» **GIVEN INFORMATION**:
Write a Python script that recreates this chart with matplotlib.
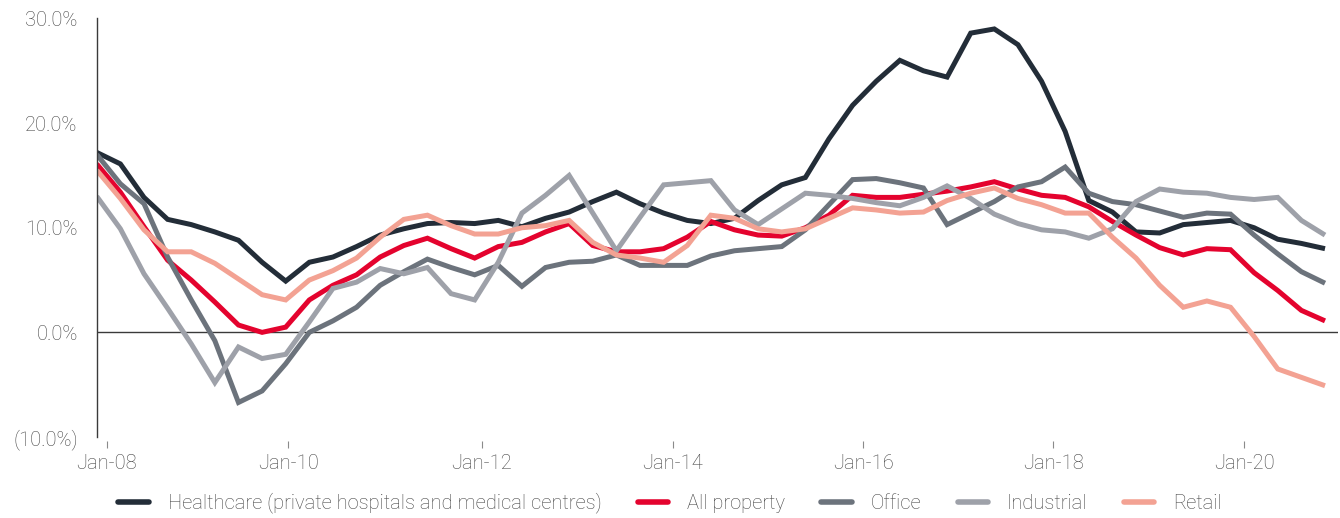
import matplotlib
matplotlib.use('Agg')
import matplotlib.pyplot as plt
import numpy as np

# quarterly growth, %
healthcare = [17.2, 16.1, 12.9, 10.8, 10.3, 9.6, 8.8, 6.7, 4.9, 6.7,
              7.2, 8.2, 9.3, 9.9, 10.4, 10.5, 10.4, 10.7, 10.1, 10.9,
              11.5, 12.5, 13.4, 12.3, 11.4, 10.7, 10.4, 10.9, 12.6, 14.1,
              14.8, 18.5, 21.7, 24.0, 26.0, 25.0, 24.4, 28.6, 29.0, 27.5,
              24.0, 19.2, 12.6, 11.5, 9.6, 9.5, 10.3, 10.5, 10.7, 10.0,
              8.9, 8.5, 8.0]
all_property = [16.1, 13.4, 10.1, 6.9, 5.0, 2.9, 0.7, 0.0, 0.5, 3.1,
                4.5, 5.5, 7.2, 8.3, 9.0, 8.0, 7.1, 8.2, 8.6, 9.6,
                10.4, 8.3, 7.7, 7.7, 8.0, 9.1, 10.6, 9.8, 9.3, 9.2,
                10.0, 11.2, 13.1, 12.9, 12.9, 13.2, 13.5, 13.9, 14.4, 13.7,
                13.1, 12.9, 12.0, 10.6, 9.3, 8.1, 7.4, 8.0, 7.9, 5.7,
                4.0, 2.1, 1.1]
office = [17.0, 14.2, 12.3, 7.2, 3.1, -0.8, -6.7, -5.6, -3.0, 0.0,
          1.1, 2.4, 4.5, 5.8, 7.0, 6.2, 5.5, 6.4, 4.4, 6.2,
          6.7, 6.8, 7.4, 6.4, 6.4, 6.4, 7.3, 7.8, 8.0, 8.2,
          9.8, 12.2, 14.6, 14.7, 14.3, 13.8, 10.3, 11.4, 12.5, 13.9,
          14.4, 15.8, 13.3, 12.5, 12.2, 11.6, 11.0, 11.4, 11.3, 9.3,
          7.5, 5.8, 4.7]
industrial = [13.0, 9.9, 5.6, 2.3, -1.1, -4.8, -1.4, -2.5, -2.1, 1.0,
              4.2, 4.8, 6.1, 5.6, 6.2, 3.7, 3.1, 6.7, 11.4, 13.1,
              15.0, 11.4, 7.8, 11.0, 14.1, 14.3, 14.5, 11.7, 10.3, 11.8,
              13.3, 13.1, 12.8, 12.4, 12.1, 12.9, 14.0, 12.8, 11.3, 10.4,
              9.8, 9.6, 9.0, 9.9, 12.5, 13.7, 13.4, 13.3, 12.9, 12.7,
              12.9, 10.7, 9.3]
retail = [15.5, 12.8, 9.8, 7.7, 7.7, 6.6, 5.1, 3.6, 3.1, 5.0,
          5.9, 7.1, 9.1, 10.8, 11.2, 10.2, 9.4, 9.4, 10.0, 10.2,
          10.7, 8.6, 7.4, 7.1, 6.7, 8.3, 11.2, 10.9, 9.9, 9.6,
          9.9, 10.9, 11.9, 11.7, 11.4, 11.5, 12.6, 13.3, 13.8, 12.8,
          12.2, 11.4, 11.4, 9.1, 7.1, 4.5, 2.4, 3.0, 2.4, -0.4,
          -3.5, -4.3, -5.1]

series_names = ['Healthcare (private hospitals and medical centres)',
                'All property', 'Office', 'Industrial', 'Retail']
x_labels = ['Jan-08', 'Jan-10', 'Jan-12', 'Jan-14', 'Jan-16', 'Jan-18', 'Jan-20']
y_values = [30, 20, 10, 0, -10]
y_labels = ['30.0%', '20.0%', '10.0%', '0.0%', '(10.0%)']

TEXT = '#444444'
FONT = 'Roboto'


def main():
    plt.rcParams['font.family'] = [FONT, 'DejaVu Sans']
    plt.rcParams['font.weight'] = 'light'

    fig = plt.figure(figsize=(13.4, 5.18), dpi=100)
    ax = fig.add_axes([0.0722, 0.1564, 0.9263, 0.8079])

    colors = ['#232d38', '#e4032e', '#6c737c', '#9ea1a9', '#f3a293']
    data = [healthcare, all_property, office, industrial, retail]
    x = np.arange(len(healthcare))

    ax.axhline(0, color='#3a3a3a', lw=1.0, zorder=0)
    for name, vals, c in zip(series_names, data, colors):
        ax.plot(x, vals, color=c, lw=3.6, label=name,
                solid_capstyle='butt', solid_joinstyle='miter')

    ax.set_xlim(0, 52.55)
    ax.set_ylim(-10, 30)

    # axis cosmetics
    for s in ['top', 'right']:
        ax.spines[s].set_visible(False)
    ax.spines['bottom'].set_position(('outward', 3))
    ax.spines['bottom'].set_visible(False)
    ax.spines['left'].set_color('#3a3a3a')
    ax.spines['left'].set_linewidth(1.0)

    # tick positions measured in quarter units
    tick_pos = [0.42, 8.11, 16.3, 24.39, 32.46, 40.5, 48.59]
    ax.set_xticks(tick_pos)
    ax.set_xticklabels(x_labels)
    ax.set_yticks(y_values)
    ax.set_yticklabels(y_labels)
    ax.tick_params(axis='y', length=0, pad=13.7, labelsize=14.5, labelcolor=TEXT)
    ax.tick_params(axis='x', length=5, width=0.8, color='#8a8a8a', pad=4.5,
                   labelsize=14.5, labelcolor=TEXT)

    leg = fig.legend(ncol=5, loc='center', bbox_to_anchor=(0.5, 0.029),
                     frameon=False, fontsize=14.5, handlelength=1.5,
                     handletextpad=0.95, columnspacing=1.8)
    for t in leg.get_texts():
        t.set_color(TEXT)
    for h in leg.get_lines():
        h.set_solid_capstyle('round')
        h.set_linewidth(4.0)

    fig.savefig('out.png', dpi=100)


if __name__ == "__main__":
    main()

» **WHAT THE TASK REQUIRES**:
Emit the lines of the material exactly, from its first line to the line containing "import numpy as np", inclusive; leave every picture out.

» **ANSWER**:
Write a Python script that recreates this chart with matplotlib.
import matplotlib
matplotlib.use('Agg')
import matplotlib.pyplot as plt
import numpy as np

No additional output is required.